Haidar hatte vor seiner Stellungnahme mit dem palästinensischen Gesandten aus Ramallah, Ahmad Majdalani, darüber verhandelt, wie die verbliebenen 18.000 Palästinenser und Syrer aus dem Lager Jarmuk gerettet werden können. Die Truppen des Islamischen Staates kontrollieren mehr als die Hälfte des mittlerweile fast völlig verwüsteten Vororts von Damaskus. Den Zivilisten fehlt der Zugang zu Trinkwasser, Lebensmitteln und medizinischer Versorgung. Der PLO-Gesandte Majdalani sagte nach einer Zusammenkunft der Vertreter von 14 palästinensischen Gruppierungen in Damaskus:
"Mehr als 35 Prozent des gesamten Lagers sind jetzt unter Kontrolle der syrischen Regierung und der palästinensischen Volkskomitees."
PLO-Führung will Ende jeglicher Gewalt
Über die Haltung der Palästinensischen Befreiungsorganisation, PLO, zur Lösung des Konflikts um das Lager Jarmuk liegen widersprüchliche Informationen vor. Ahmad Majdalani, der von PLO-Chef Abbas von Ramallah aus nach Damaskus entsandt worden war, sprach sich für eine militärische Lösung gemeinsam mit der syrischen Armee aus. Die Palästinenser und die Truppen Assads planten in Jarmuk eine gemeinsame Militäroperation gegen den Islamischen Staat.
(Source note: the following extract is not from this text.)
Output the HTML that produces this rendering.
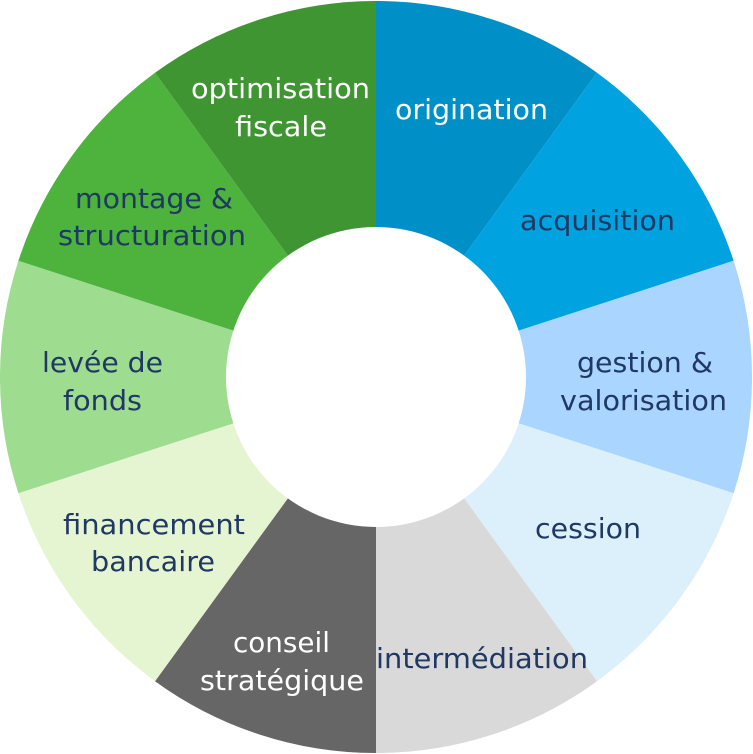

"Wir arbeiten sehr gut zusammen. Es gab ein Treffen der palästinensischen Fraktionen, und wir sind übereingekommen, dies als ein offenes Treffen zu verstehen, als eine politische Führung auf syrischem Boden. Wir haben vereinbart, weiterhin in Koordination mit der syrischen Führung vorzugehen. Wir haben auch vereinbart, einen gemeinsamen Arbeitsbereich von syrischen und palästinensischen Gruppen zu begründen, die über eine relevante militärische Präsenz in oder um das Lager verfügen, um mit dieser sauberen militärischen Operation fortzufahren."
Die PLO-Führung in Ramallah ließ dagegen verlauten, man arbeite auf ein Ende jeglicher Gewalt und bewaffneter Kämpfe in Jarmuk hin. Die PLO wolle verhindern, dass das Flüchtlingslager noch stärker zerstört werde. Die Palästinenser wollten nicht in eine militärische Operation hineingezogen werden. Ein PLO-Sprecher in Ramallah konnte auf Anfrage des ARD-Studios Tel Aviv nicht erklären, warum der Gesandte in Damaskus sich für die militärische Option ausgesprochen hat. Aus der Sicht von PLO-Chef Abbas gehe es darum, die verbliebenen Zivilisten aus Jarmuk zu retten und in Sicherheit zu bringen.
Solidarität in Gaza mit Bewohnern von Jarmuk
Das Flüchtlingslager Jarmuk ist im Krieg zwischen syrischen Regierungstruppen und IS-Kämpfern von zentraler strategischer Bedeutung. Es ist heute ein Vorort im Süden von Damaskus und liegt nur zehn Minuten vom Zentrum der syrischen Hauptstadt entfernt. Es war das größte palästinensische Flüchtlingslager in Syrien mit bis zu 180.000 Einwohnern. Jarmuk wurde erst 1957 gegründet. Dort fanden Palästinenser Zuflucht, die nach dem Unabhängigkeitskrieg Israels von 1948 aus ihrer Heimat vertrieben worden waren.
Im Gazastreifen und im Westjordanland zeigten Palästinenser gestern bei Demonstrationen ihre Solidarität mit den Bewohnern von Jarmuk. Palästinensische Gruppierungen erklärten in Gaza-Stadt, die Bewaffneten sollten sich aus Jarmuk zurückziehen und alle entführten Bewohner freilassen.